A vinyl record with Osteria Otto's logo on it  | Osteria Otto Mount Pleasant | Homes Almanac
Source: Scout Magazine, Facebook

The effect is subtle but cumulative. Guests don’t rush. Conversations stretch. The room, at full capacity, never feels like it needs to move faster. It’s a place that knows how to hold the night without pushing it forward.

A Neighbourhood Restaurant Built with Intention

Osteria Otto is the creation of Ignacio Arrieta, Joe Fazio and Daniel Panduro. Each brings a different strength to the table, shaped by years in Vancouver’s dining scene. Arrieta is known for La Mezcaleria, where he helped define a confident, focused take on Mexican cooking. Fazio comes from Nonna’s, a room built on warmth and approachability. Panduro adds operational depth and consistency.

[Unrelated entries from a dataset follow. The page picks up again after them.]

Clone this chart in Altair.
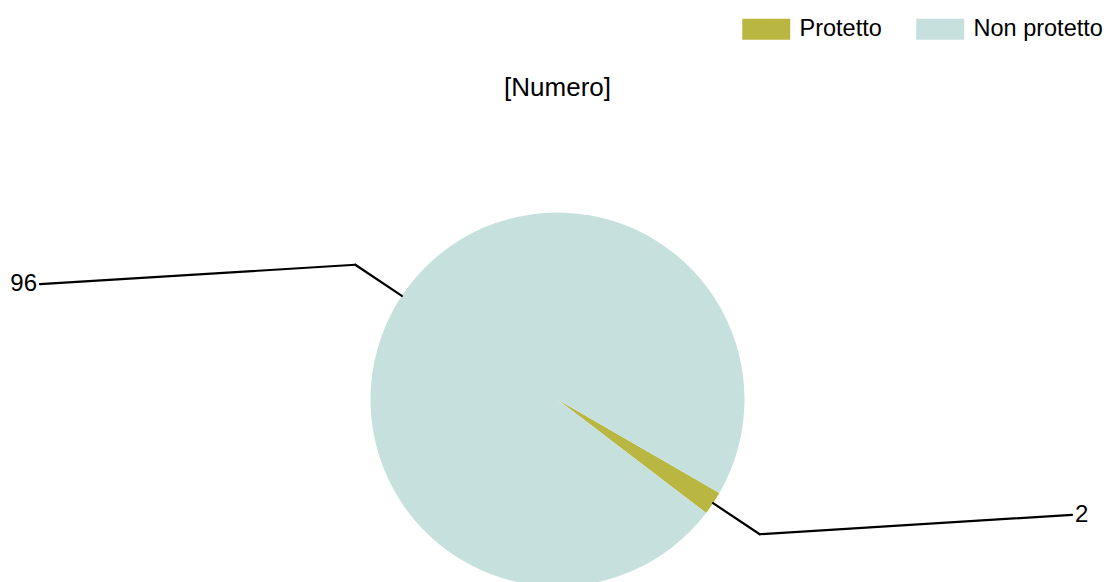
import math
import altair as alt
import pandas as pd

categories = ["Protetto", "Non protetto"]
values = [2, 96]
colors = ["#BAB642", "#C6E1DD"]
chart_title = "[Numero]"

df = pd.DataFrame({
    "categoria": categories,
    "valore": values,
    "ordine": list(range(len(categories))),
})

W, H = 1099, 574
CX, CY = 549.5, 391.5
R = 187
R2 = 243
START = 2 * math.pi / 3
XL, XR = 32, 1064
FONT = "Liberation Sans"

base = alt.Chart(df)

pie = base.mark_arc(radius=R, strokeWidth=0).encode(
    theta=alt.Theta("valore:Q", stack=True,
                    scale=alt.Scale(range=[START, START + 2 * math.pi])),
    color=alt.Color(
        "categoria:N",
        scale=alt.Scale(domain=categories, range=colors),
        legend=alt.Legend(
            title=None,
            orient="none",
            legendX=733,
            legendY=9,
            direction="horizontal",
            symbolType="M-1,-1H3.57V1H-1Z",
            symbolSize=441,
            symbolStrokeWidth=0,
            symbolOpacity=1,
            labelFont=FONT,
            labelFontSize=23.5,
            labelColor="#000000",
            labelOffset=35,
            columnPadding=33,
            padding=0,
        ),
    ),
    order=alt.Order("ordine:Q", sort="ascending"),
    x=alt.value(CX),
    y=alt.value(CY),
)

lines = base.transform_joinaggregate(
    total="sum(valore)"
).transform_window(
    cum="sum(valore)", sort=[alt.SortField("ordine", order="ascending")]
).transform_calculate(
    mid=f"{START} + 2*PI*(datum.cum - datum.valore/2)/datum.total"
).transform_calculate(
    x1=f"{CX} + {R}*sin(datum.mid)",
    y1=f"{CY} - {R}*cos(datum.mid)",
    x2=f"{CX} + {R2}*sin(datum.mid)",
    y2=f"{CY} - {R2}*cos(datum.mid)",
    x3=f"sin(datum.mid) > 0 ? {XR} : {XL}",
).transform_calculate(
    y3="datum.y2 + 35*cos(datum.mid)",
    right="sin(datum.mid) > 0",
)

seg1 = lines.mark_rule(color="black", strokeWidth=2.2, strokeCap="round").encode(
    x=alt.X("x1:Q", scale=None, axis=None),
    y=alt.Y("y1:Q", scale=None, axis=None),
    x2="x2:Q",
    y2="y2:Q",
)
seg2 = lines.mark_rule(color="black", strokeWidth=2.2, strokeCap="round").encode(
    x=alt.X("x2:Q", scale=None, axis=None),
    y=alt.Y("y2:Q", scale=None, axis=None),
    x2="x3:Q",
    y2="y3:Q",
)
lab_r = lines.transform_filter("datum.right").mark_text(
    align="left", baseline="middle", dx=3, font=FONT, fontSize=24, color="black"
).encode(
    x=alt.X("x3:Q", scale=None, axis=None),
    y=alt.Y("y3:Q", scale=None, axis=None),
    text="valore:Q",
)
lab_l = lines.transform_filter("!datum.right").mark_text(
    align="right", baseline="middle", dx=-3, font=FONT, fontSize=24, color="black"
).encode(
    x=alt.X("x3:Q", scale=None, axis=None),
    y=alt.Y("y3:Q", scale=None, axis=None),
    text="valore:Q",
)

chart = alt.layer(pie, seg1, seg2, lab_r, lab_l).properties(
    width=W,
    height=H,
    autosize=alt.AutoSizeParams(type="none"),
    padding=0,
    title=alt.TitleParams(
        chart_title, anchor="middle", font=FONT, fontSize=26, fontWeight="normal",
        color="black", baseline="middle", offset=0, dy=106,
    ),
).configure(background="white").configure_view(stroke="transparent", strokeWidth=0)

chart.save("out.html", embed_options={"renderer": "svg", "actions": False})
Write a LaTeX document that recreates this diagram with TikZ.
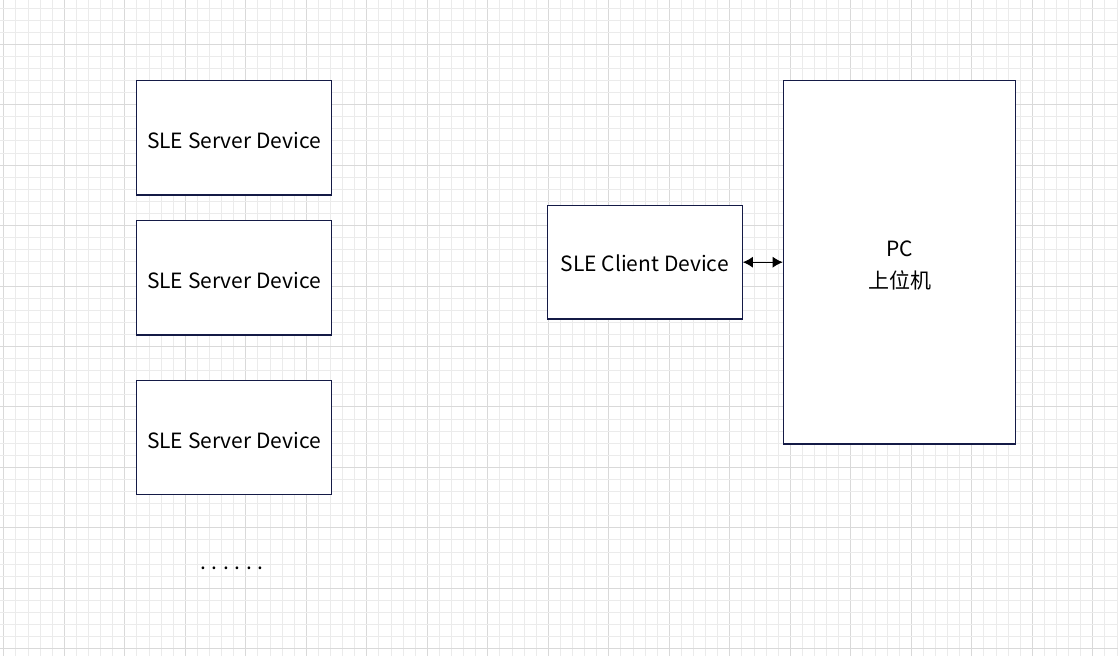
\documentclass[tikz,border=0pt]{standalone}
\usepackage{fontspec}
\setmainfont{Noto Sans CJK SC}
\usetikzlibrary{arrows.meta}
\definecolor{boxline}{HTML}{141A46}
\definecolor{gridminor}{HTML}{EBEBEB}
\definecolor{gridmajor}{HTML}{D9D9D9}
\tikzset{
  devbox/.style={draw=boxline, line width=1.2pt, fill=white, inner sep=0pt},
  boxtext/.style={font=\fontsize{21}{32}\selectfont, text=black, align=center, inner sep=0pt},
  link/.style={line width=1pt, {Latex[length=10pt,width=11pt]}-{Latex[length=10pt,width=11pt]}}
}
\begin{document}
\begin{tikzpicture}[x=1pt,y=-1pt]
\fill[white] (0,0) rectangle (1118,656);
\useasboundingbox (0,0) rectangle (1118,656);
% grid
\foreach \k in {0,...,92}{
  \pgfmathsetmacro{\xx}{3.8+12.1*\k}
  \pgfmathtruncatemacro{\m}{mod(\k,5)}
  \ifnum\m=0
    \draw[gridmajor, line width=1pt] (\xx,0) -- (\xx,656);
  \else
    \draw[gridminor, line width=1pt] (\xx,0) -- (\xx,656);
  \fi
}
\foreach \k in {0,...,53}{
  \pgfmathsetmacro{\yy}{8.0+12.09*\k}
  \pgfmathtruncatemacro{\m}{mod(\k+2,5)}
  \ifnum\m=0
    \draw[gridmajor, line width=1pt] (0,\yy) -- (1118,\yy);
  \else
    \draw[gridminor, line width=1pt] (0,\yy) -- (1118,\yy);
  \fi
}
% boxes
\node[devbox, minimum width=194.5pt, minimum height=114.5pt,
  label={[boxtext, yshift=-2.5pt]center:SLE Server Device}] (s1) at (234,137.8) {};
\node[devbox, minimum width=194.5pt, minimum height=114.5pt,
  label={[boxtext, yshift=-2.5pt]center:SLE Server Device}] (s2) at (234,277.8) {};
\node[devbox, minimum width=194.5pt, minimum height=113.5pt,
  label={[boxtext, yshift=-2.5pt]center:SLE Server Device}] (s3) at (234,437.5) {};
\node[devbox, minimum width=195pt, minimum height=113.7pt,
  label={[boxtext, yshift=-1pt]center:SLE Client Device}] (client) at (644.8,262.2) {};
\node[devbox, minimum width=232.4pt, minimum height=363.3pt,
  label={[boxtext, yshift=-3pt]center:PC\\上位机}] (pc) at (899.5,262.4) {};
\node[font=\fontsize{21}{24}\selectfont, inner sep=0pt] (dots) at (232,568) {.\hspace{5.7pt}.\hspace{5.7pt}.\hspace{5.7pt}.\hspace{5.7pt}.\hspace{5.7pt}.};
\draw[link] (client.east) -- (pc.west |- client.east);
\end{tikzpicture}
\end{document}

The interior seating and bar at Osteria Otto restaurant | Osteria Otto Mount Pleasant | Homes Almanac
Source: OpenTable

Together, they have built something that feels grounded and scaled to its surroundings in Mount Pleasant; a neighbourhood that has steadily evolved from its industrial roots into one of the city’s most layered and food-literate districts. New restaurants here are expected to contribute to the eclectic scene and become members of the community, and so far Otto is meeting those expectations.

You can stop in for a glass of wine or a casual cocktail and a few plates or settle in for a longer evening. The room leaves space for both

Osteria Otto brings a new rhythm to the block; Italian in shape, West Coast in detail, with a Japanese touch.

It joins a movement of Vancouver dining where concept, cooking, and context are aligned. Where restaurants aren’t built around spectacle or noise but around a clear idea of what a good evening feels like. Otto offers that with precision.